Have you seen [libgit2](https://libgit2.org/) and the csharp libgit2sharp? Both seem to be reasonable albeit low level interfaces to a repo.

My opinion is that you’ll still desire some other data store for indexing and searching as your application grows.

I used to build a blog engine using git as the storage. As a result, my blog users can view their update histories and also collaborate on a post through a pull request like process.

behind the scenes , I used libgit2. By default, libgit2 uses the filesystem as storage backend, which is more difficult to scale than a database.

You can replace the default backend with your own database backend, but it seems to require lots of work.

If there was a solid SDK built for the above cloud use case, things could be easier for me.

If you elaborate on specific use cases that will be useful.

git as a DB I think is not that useful. I'd guess in most cases you'd be better off with sqlite.

regarding the collaboration use-case I think it's also not that interesting outside of the usual code stuff.

Maybe some git-inspired features can be made such as diffs or merge requests but I don't think you'd neccessarily need the real git for that.

Can you provide a few examples of apps you have in mind?

Are you indicating a service would fetch files from git based on user requests?

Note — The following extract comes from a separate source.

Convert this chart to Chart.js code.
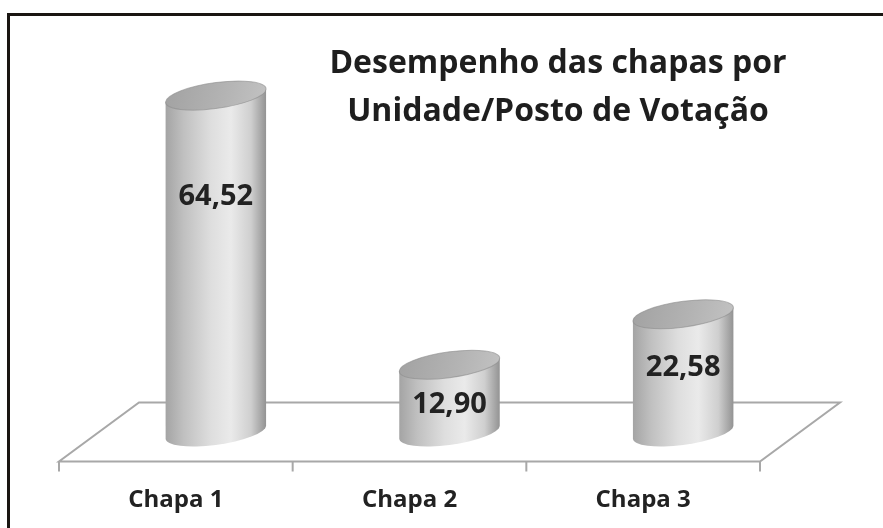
<!DOCTYPE html>
<html>
<head>
<meta charset="utf-8">
<script src="https://cdn.jsdelivr.net/npm/chart.js@4"></script>
<style>
    html, body { margin: 0; padding: 0; background: #fff; }
</style>
</head>
<body>
<canvas id="grafico-chapas" width="883" height="528"></canvas>
<script>
const categorias = ["Chapa 1", "Chapa 2", "Chapa 3"]
const percentuais = [64.52, 12.90, 22.58]
const tituloLinhas = ["Desempenho das chapas por", "Unidade/Posto de Votação"]

// altura do rótulo dentro de cada cilindro (fração da altura)
const alturaRotulo = [0.70, 0.40, 0.55]

const FONTE = "'Open Sans', 'Noto Sans', sans-serif"
const PROF_X = 40      // metade da profundidade do piso
const PROF_Y = 29.5
const ELIPSE_B = 13
const INCL = -0.13

function formatar(v) {
    return v.toFixed(2).replace(".", ",")
}

const cilindros = {
    id: "cilindros",
    beforeDatasetsDraw(chart) {
        const { ctx, chartArea: a } = chart
        const x = chart.scales.x
        const zero = chart.scales.y.getPixelForValue(0)
        const meio = (x.getPixelForValue(1) - x.getPixelForValue(0)) / 2
        const frente = zero + PROF_Y
        const fundo = zero - PROF_Y

        // piso
        ctx.save()
        ctx.beginPath()
        ctx.moveTo(a.left - PROF_X, frente)
        ctx.lineTo(a.right - PROF_X, frente)
        ctx.lineTo(a.right + PROF_X, fundo)
        ctx.lineTo(a.left + PROF_X, fundo)
        ctx.closePath()
        ctx.fillStyle = "#fff"
        ctx.fill()
        ctx.strokeStyle = "#a8a8a8"
        ctx.lineWidth = 2
        ctx.stroke()

        // marcas do eixo
        for (let i = 0; i <= categorias.length; i++) {
            const tx = x.getPixelForValue(0) - meio + i * 2 * meio - PROF_X
            ctx.beginPath()
            ctx.moveTo(tx, frente)
            ctx.lineTo(tx, frente + 10)
            ctx.stroke()
        }
        ctx.restore()
    },
    afterDatasetsDraw(chart) {
        const ctx = chart.ctx
        const meta = chart.getDatasetMeta(0)

        meta.data.forEach((el, i) => {
            const { x: cx, y: topo, base, width } = el.getProps(["x", "y", "base", "width"], true)
            const r = width / 2

            ctx.save()
            ctx.translate(cx, 0)
            ctx.transform(1, INCL, 0, 1, 0, 0)

            // corpo
            const g = ctx.createLinearGradient(-r, 0, r, 0)
            g.addColorStop(0, "#a4a4a4")
            g.addColorStop(0.18, "#c0c0c0")
            g.addColorStop(0.45, "#dedede")
            g.addColorStop(0.65, "#eaeaea")
            g.addColorStop(0.85, "#cfcfcf")
            g.addColorStop(1, "#939393")
            ctx.beginPath()
            ctx.moveTo(-r, topo)
            ctx.lineTo(-r, base)
            ctx.ellipse(0, base, r, ELIPSE_B, 0, Math.PI, 0, true)
            ctx.lineTo(r, topo)
            ctx.closePath()
            ctx.fillStyle = g
            ctx.fill()

            // tampa
            const gt = ctx.createLinearGradient(-r, topo - ELIPSE_B, r, topo + ELIPSE_B)
            gt.addColorStop(0, "#a2a2a2")
            gt.addColorStop(0.6, "#b4b4b4")
            gt.addColorStop(1, "#c2c2c2")
            ctx.beginPath()
            ctx.ellipse(0, topo, r, ELIPSE_B, 0, 0, 2 * Math.PI)
            ctx.fillStyle = gt
            ctx.fill()
            ctx.strokeStyle = "rgba(140,140,140,0.6)"
            ctx.lineWidth = 1
            ctx.stroke()
            ctx.restore()

            // rótulo
            ctx.save()
            ctx.font = "bold 29px " + FONTE
            ctx.fillStyle = "#222"
            ctx.textAlign = "center"
            ctx.textBaseline = "middle"
            ctx.fillText(formatar(percentuais[i]), cx, base - (base - topo) * alturaRotulo[i])
            ctx.restore()
        })
    },
    afterDraw(chart) {
        const ctx = chart.ctx
        ctx.save()
        // título
        ctx.font = "bold 32px " + FONTE
        ctx.fillStyle = "#1e1e1e"
        ctx.textAlign = "center"
        ctx.textBaseline = "alphabetic"
        ctx.fillText(tituloLinhas[0], 558, 73)
        ctx.fillText(tituloLinhas[1], 558, 121)

        // moldura
        ctx.fillStyle = "#1a1612"
        ctx.fillRect(7, 13, chart.width - 7, 3)
        ctx.fillRect(7, 13, 3, chart.height - 13)
        ctx.restore()
    }
}

const data = {
    labels: categorias,
    datasets: [{
        label: "Desempenho",
        data: percentuais,
        backgroundColor: "rgba(0,0,0,0)",
        borderWidth: 0,
        barPercentage: 0.43,
        categoryPercentage: 1.0,
    }],
}

const config = {
    type: "bar",
    data: data,
    options: {
        responsive: false,
        animation: false,
        devicePixelRatio: 1,
        layout: {
            padding: { left: 99, right: 83, top: 67, bottom: 0 }
        },
        plugins: {
            legend: { display: false },
            tooltip: { enabled: false },
            title: { display: false },
        },
        scales: {
            x: {
                grid: { display: false, drawTicks: false },
                border: { display: false },
                ticks: {
                    color: "#222",
                    font: { family: FONTE, size: 24, weight: "bold" },
                    padding: 13.6,
                    labelOffset: -40,
                    maxRotation: 0,
                },
            },
            y: {
                display: false,
                min: -7.67,
                max: 70,
            },
        },
    },
    plugins: [cilindros],
}

const graficoChapas = new Chart(document.querySelector("#grafico-chapas"), config)
</script>
</body>
</html>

Oh I see how that was unclear. I don't mean using git as a database for user requests, but git as a back-end for collaborative applications. For example, in our case, translators and devs have to collaborate to achieve localization. Normally translators would work in some isolated cloud application and then data pipelines between said application and the git repo are built. But why doesn't the translator facing app just build directly on git? Then editing the translation strings would happen on the git repo and there would be no synching between two sources of truth (git-repo and cloud solution)
I think this is a pattern that does get used. The method I've seen is that the English language text is saved in files in particular directories with text keys. Translators add similar files with different text for the same keys and commit to the repo. Whether this is done manually or automated isn't a big deal. The app could even run the `git` commands and operate on the output of those commands and filesystem--there's nothing particularly hard to parse.
I think asking translators to use git is a hard sell.
Its dirty core could be hidden behind some pastel colored buttons perhaps
The value of git is distributed operation and tamper-evidence. What would be the value of these attributes for a cloud-based app?

To me it seems more logical to use versioned data in a database that only the cloud app accesses.

Db idea of versioning usually is useless for implementing version control as git does. You could store git objects in a relational database and that makes a lot of sense (becasuse transactions and better data integrity guarantees).

Biggest issue with git for me is that its only usable for plain text. There is Dolt and few other projects that try to solve it,

> The value of git is distributed operation and tamper-evidence. What would be the value of these attributes for a cloud-based app?

Cloud based apps are very often distributed internally. For example consider a book store that has data in a database and replicates that in elasticsearch and some data analytics platform. Being able to use data versioning for those replications could be useful.

I can't tell which parts are agreeing or disagreeing with the quoted statements. Is doing versioning explicitly in a database necessarily more complicated than with git histories?

Using a distributed datastore should make operations simpler and more transparent without having to think about the distributed nature, other than latency of operations. So if using a distributed datastore achieves distributed nature, is the tamper-evidence what's needed and missing or something else? For a cloud-based app, redundancy/fault-tolerance is the concern rather than being distributed unless you're running a globally distributed platform that can't be partitioned.

Datomic/Datalog[0] is an example where the log of changes is the primary 'store' and a coherent view at any point in time is constructed from the log.

[0] https://en.wikipedia.org/wiki/Datomic

>Is doing versioning explicitly in a database necessarily more complicated than with git histories?

What "versioning" means depends heavily on the database. "Versioning" for typical relational databases like Postgres does not achieve many of expected git features like branching and ability to materialize data for arbitrary point in time, unless you build something extra on top (or just use db as git storage). There are databases like dolt where "versioning" idea is similar to git.

> is the tamper-evidence what's needed and missing or something else?

I always work in controlled environments, so don't care much about tamper-evidence (unless its used for detecting integrity issues perhaps).

I didn't know datomic, that's looks like solution for half of the problem (distribution and history). I may still be missing something more human-focused like git, where you have branches, collaboration and push or pull when needed.

I was just commenting, not disagreeing.

git is not that much usable with its endless merge conflicts, and fragile extensions. I built my text backup solutions (e.g. wiki) with RCS, to store only the diffs. Much easier to use than git, and rock-solid.
libgit2 works pretty well, are you referring to content addressable storage in general or "Git-based architecture" specifically?